Normality Check and Interpretation
  • Importance of checking normal distribution for valid confidence interval estimation.

  • Confidence interval does not imply population mean is probabilistically bounded but rather is an estimate.

  • If many independent samples taken and confidence intervals calculated, expect that about 95% will capture the true mean.

  • As sample size increases, interval width decreases (diminishing return phenomenon).

One-Sided Confidence Intervals
  • Lower bound calculated as: \bar{y} - t_{0.10} \text{SE}_{\bar{Y}}.

  • Upper bound calculated as: \bar{y} + t_{0.05} \text{SE}_{\bar{Y}}.

Sample Size Estimation for Precision
  • To estimate necessary sample size for desired SE:

    • E.g., SE = rac{s}{\sqrt{n}} must meet a specific precision threshold.

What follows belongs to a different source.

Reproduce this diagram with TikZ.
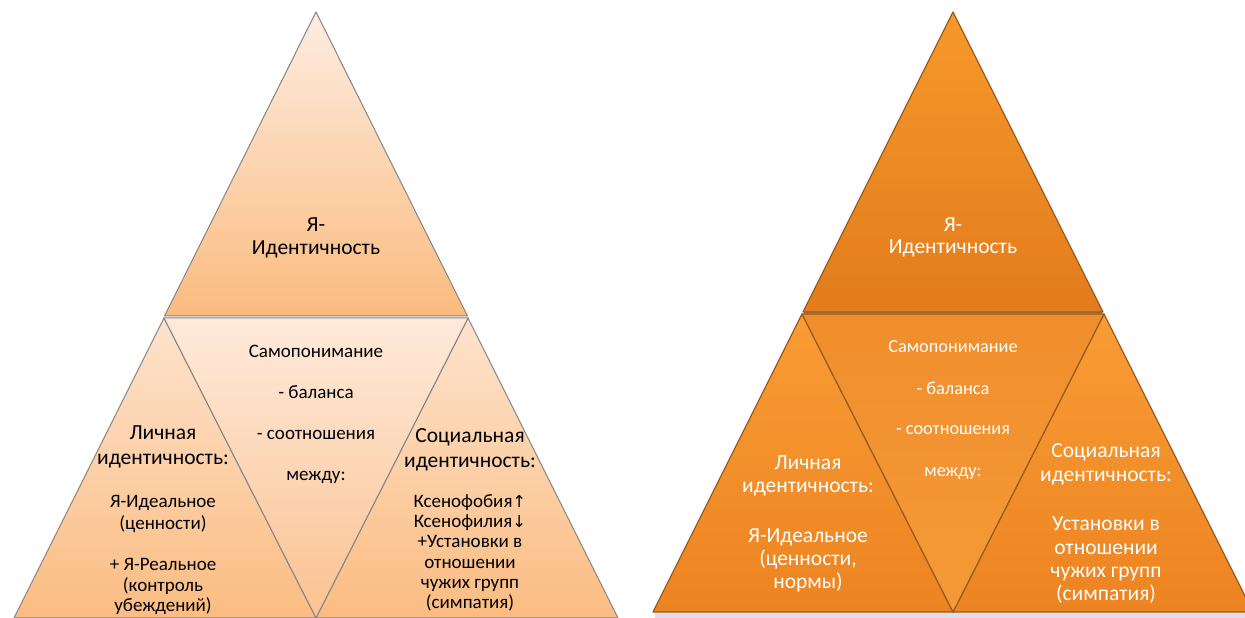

Diminishing Returns in Data Collection
  • Each additional observation improves accuracy less than previous ones.

Conditions for Validity of Estimation Methods
  • Ensure the sample is a simple random sample to uphold the integrity of statistical inferences.

  • For small samples, data must be approximately normal. Larger samples (typically n=30) invoke Central Limit Theorem.

  • High awareness of possible outliers is required.